> What needs to be done:
Your output is the lines from the first one to the one containing "var y = d3.scaleLinear().domain([10, 50]).range([333, 43]);", repeated exactly, with images left out.

> Data entries:
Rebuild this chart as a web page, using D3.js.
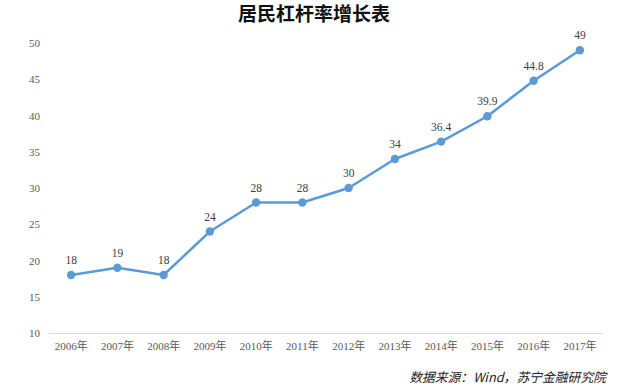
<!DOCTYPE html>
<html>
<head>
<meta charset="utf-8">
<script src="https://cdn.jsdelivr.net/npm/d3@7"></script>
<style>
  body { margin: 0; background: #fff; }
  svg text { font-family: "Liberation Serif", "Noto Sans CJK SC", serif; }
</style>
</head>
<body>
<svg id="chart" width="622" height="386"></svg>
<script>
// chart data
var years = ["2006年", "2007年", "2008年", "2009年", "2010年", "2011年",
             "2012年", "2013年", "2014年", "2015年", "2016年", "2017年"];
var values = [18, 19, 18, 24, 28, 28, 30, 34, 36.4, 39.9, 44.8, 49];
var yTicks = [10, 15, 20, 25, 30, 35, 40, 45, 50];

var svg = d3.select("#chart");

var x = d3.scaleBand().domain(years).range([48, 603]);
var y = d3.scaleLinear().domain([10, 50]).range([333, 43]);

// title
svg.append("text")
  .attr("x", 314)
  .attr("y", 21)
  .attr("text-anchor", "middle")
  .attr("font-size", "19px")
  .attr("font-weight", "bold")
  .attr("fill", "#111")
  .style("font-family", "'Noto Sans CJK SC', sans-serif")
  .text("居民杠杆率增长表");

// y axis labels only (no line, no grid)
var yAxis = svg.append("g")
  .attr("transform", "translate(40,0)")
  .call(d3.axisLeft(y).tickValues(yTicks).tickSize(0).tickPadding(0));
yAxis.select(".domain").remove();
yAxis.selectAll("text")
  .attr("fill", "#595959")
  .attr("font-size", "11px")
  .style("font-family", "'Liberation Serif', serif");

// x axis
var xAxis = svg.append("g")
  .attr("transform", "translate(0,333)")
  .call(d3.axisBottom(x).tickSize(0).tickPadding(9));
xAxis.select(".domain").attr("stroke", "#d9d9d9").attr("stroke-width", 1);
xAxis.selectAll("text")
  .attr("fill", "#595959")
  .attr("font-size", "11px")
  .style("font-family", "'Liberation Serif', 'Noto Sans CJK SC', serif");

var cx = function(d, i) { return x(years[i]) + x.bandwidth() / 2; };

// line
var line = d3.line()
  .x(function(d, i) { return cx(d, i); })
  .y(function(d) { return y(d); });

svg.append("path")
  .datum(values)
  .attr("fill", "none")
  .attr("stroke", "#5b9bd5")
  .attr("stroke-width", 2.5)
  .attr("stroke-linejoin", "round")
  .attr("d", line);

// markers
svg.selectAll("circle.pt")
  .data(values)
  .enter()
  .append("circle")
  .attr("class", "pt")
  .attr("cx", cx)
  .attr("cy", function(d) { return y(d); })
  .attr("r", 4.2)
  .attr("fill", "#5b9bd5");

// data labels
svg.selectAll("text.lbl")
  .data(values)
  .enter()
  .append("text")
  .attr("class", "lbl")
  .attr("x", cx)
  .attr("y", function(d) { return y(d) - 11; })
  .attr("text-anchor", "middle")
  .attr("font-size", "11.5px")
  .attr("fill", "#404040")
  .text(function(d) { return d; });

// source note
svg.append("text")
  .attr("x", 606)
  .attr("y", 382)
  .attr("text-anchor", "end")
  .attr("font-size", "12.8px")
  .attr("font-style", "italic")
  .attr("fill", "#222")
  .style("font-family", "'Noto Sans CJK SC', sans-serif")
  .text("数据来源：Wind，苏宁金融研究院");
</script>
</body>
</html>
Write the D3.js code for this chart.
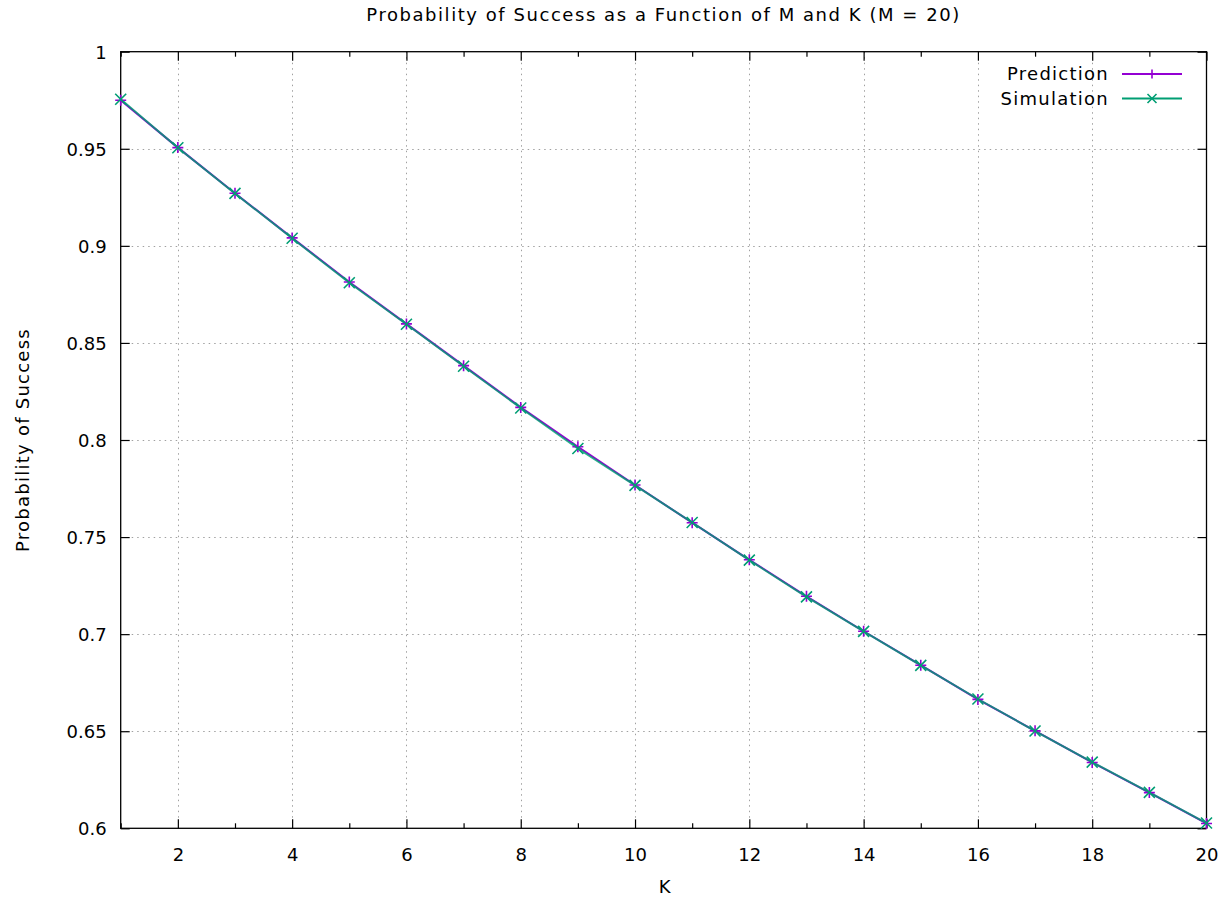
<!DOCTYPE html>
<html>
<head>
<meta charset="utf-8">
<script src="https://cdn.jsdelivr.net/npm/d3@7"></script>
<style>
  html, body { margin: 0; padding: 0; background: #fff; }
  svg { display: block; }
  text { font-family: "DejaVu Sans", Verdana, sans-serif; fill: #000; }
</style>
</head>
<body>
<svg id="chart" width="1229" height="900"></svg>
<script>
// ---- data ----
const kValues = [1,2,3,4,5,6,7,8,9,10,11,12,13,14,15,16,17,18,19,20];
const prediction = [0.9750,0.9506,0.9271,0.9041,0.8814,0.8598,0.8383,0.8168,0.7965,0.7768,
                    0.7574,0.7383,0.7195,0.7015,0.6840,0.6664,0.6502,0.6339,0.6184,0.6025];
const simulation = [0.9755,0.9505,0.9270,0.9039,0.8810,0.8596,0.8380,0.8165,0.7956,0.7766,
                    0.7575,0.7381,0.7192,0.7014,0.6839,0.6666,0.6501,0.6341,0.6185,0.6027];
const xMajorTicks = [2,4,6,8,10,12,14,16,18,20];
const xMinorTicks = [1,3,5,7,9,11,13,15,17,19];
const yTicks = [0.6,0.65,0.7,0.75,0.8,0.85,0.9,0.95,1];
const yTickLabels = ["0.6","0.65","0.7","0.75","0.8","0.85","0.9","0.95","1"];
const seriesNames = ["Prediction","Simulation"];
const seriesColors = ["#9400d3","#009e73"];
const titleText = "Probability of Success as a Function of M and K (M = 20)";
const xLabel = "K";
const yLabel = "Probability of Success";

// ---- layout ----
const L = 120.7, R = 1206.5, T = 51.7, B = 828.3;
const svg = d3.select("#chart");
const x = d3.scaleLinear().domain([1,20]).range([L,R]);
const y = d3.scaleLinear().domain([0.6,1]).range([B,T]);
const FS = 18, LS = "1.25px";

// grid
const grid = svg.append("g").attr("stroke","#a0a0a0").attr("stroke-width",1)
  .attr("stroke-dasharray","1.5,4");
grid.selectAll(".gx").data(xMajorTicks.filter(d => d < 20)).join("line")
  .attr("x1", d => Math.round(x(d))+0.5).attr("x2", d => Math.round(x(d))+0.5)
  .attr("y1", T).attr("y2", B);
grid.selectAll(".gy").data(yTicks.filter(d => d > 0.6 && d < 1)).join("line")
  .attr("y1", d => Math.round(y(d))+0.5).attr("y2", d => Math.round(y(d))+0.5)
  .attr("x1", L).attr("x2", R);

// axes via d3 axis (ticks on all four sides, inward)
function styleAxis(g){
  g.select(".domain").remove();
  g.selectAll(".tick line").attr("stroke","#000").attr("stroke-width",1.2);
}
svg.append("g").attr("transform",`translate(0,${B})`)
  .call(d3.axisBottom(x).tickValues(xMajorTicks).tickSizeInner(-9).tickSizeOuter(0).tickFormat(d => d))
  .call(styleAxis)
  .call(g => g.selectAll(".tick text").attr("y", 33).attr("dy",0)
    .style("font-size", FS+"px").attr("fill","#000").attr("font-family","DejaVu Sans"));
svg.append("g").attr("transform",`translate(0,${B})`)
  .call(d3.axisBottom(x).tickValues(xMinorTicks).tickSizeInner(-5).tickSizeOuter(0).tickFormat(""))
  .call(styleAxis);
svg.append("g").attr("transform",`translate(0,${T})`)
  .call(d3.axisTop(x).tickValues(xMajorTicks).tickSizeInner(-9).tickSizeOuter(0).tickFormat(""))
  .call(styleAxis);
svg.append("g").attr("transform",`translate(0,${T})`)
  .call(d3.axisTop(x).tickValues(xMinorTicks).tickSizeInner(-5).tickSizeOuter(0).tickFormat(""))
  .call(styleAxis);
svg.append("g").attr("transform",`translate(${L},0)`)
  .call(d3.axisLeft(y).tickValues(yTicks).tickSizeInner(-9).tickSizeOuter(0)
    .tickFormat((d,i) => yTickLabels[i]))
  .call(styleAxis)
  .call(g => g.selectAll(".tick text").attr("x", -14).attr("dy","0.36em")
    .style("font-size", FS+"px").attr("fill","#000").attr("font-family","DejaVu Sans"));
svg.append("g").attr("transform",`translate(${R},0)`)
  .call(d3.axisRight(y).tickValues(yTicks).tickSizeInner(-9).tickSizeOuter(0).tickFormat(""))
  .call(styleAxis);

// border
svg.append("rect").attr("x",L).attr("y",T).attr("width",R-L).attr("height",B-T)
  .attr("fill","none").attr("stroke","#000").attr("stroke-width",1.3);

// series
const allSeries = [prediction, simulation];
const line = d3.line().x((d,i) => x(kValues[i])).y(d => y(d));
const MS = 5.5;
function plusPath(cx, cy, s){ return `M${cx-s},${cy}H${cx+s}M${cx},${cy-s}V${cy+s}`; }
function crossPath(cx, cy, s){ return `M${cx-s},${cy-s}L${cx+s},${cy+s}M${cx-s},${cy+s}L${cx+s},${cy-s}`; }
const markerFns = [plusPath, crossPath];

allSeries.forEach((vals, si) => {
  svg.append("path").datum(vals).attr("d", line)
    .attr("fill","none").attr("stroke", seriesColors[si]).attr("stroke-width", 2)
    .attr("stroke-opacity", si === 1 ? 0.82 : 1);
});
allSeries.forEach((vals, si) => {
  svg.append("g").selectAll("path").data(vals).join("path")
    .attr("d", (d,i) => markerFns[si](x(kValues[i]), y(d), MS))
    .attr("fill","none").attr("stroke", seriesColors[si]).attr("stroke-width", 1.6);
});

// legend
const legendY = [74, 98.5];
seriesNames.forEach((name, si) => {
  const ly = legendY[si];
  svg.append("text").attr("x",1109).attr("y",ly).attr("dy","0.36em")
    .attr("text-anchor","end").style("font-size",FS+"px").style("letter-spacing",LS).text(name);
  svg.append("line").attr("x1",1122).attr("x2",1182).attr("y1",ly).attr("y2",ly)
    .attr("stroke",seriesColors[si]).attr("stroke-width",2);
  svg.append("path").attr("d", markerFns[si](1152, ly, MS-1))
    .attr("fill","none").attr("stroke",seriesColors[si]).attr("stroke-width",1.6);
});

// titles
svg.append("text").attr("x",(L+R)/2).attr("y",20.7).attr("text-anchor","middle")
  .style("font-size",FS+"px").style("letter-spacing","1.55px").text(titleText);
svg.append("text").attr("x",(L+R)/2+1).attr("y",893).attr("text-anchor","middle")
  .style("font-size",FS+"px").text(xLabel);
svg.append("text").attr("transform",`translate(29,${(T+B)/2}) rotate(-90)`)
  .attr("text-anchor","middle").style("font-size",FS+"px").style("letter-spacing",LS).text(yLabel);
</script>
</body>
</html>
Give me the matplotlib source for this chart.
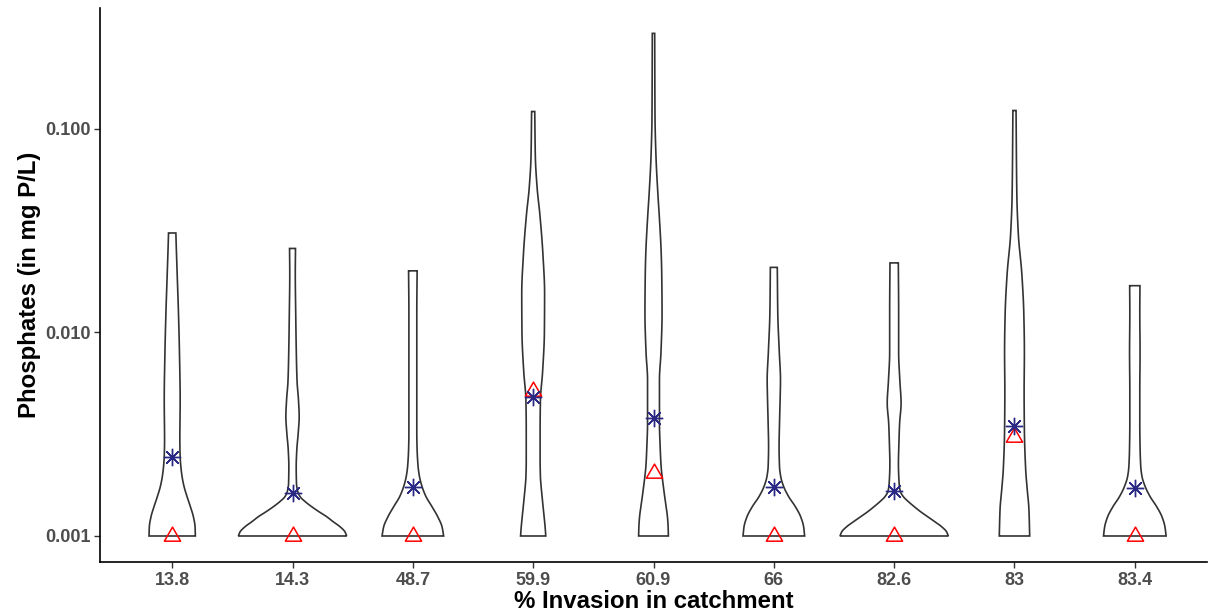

> Solved problem:
Rebuild this chart as a web page, using D3.js.
<!DOCTYPE html>
<html>
<head>
<meta charset="utf-8">
<script src="https://cdn.jsdelivr.net/npm/d3@7"></script>
<style>
  body { margin: 0; background: #fff; }
  svg text { font-family: "Liberation Serif", "Noto Sans CJK SC", serif; }
</style>
</head>
<body>
<svg id="chart" width="622" height="386"></svg>
<script>
// chart data
var years = ["2006年", "2007年", "2008年", "2009年", "2010年", "2011年",
             "2012年", "2013年", "2014年", "2015年", "2016年", "2017年"];
var values = [18, 19, 18, 24, 28, 28, 30, 34, 36.4, 39.9, 44.8, 49];
var yTicks = [10, 15, 20, 25, 30, 35, 40, 45, 50];

var svg = d3.select("#chart");

var x = d3.scaleBand().domain(years).range([48, 603]);
var y = d3.scaleLinear().domain([10, 50]).range([333, 43]);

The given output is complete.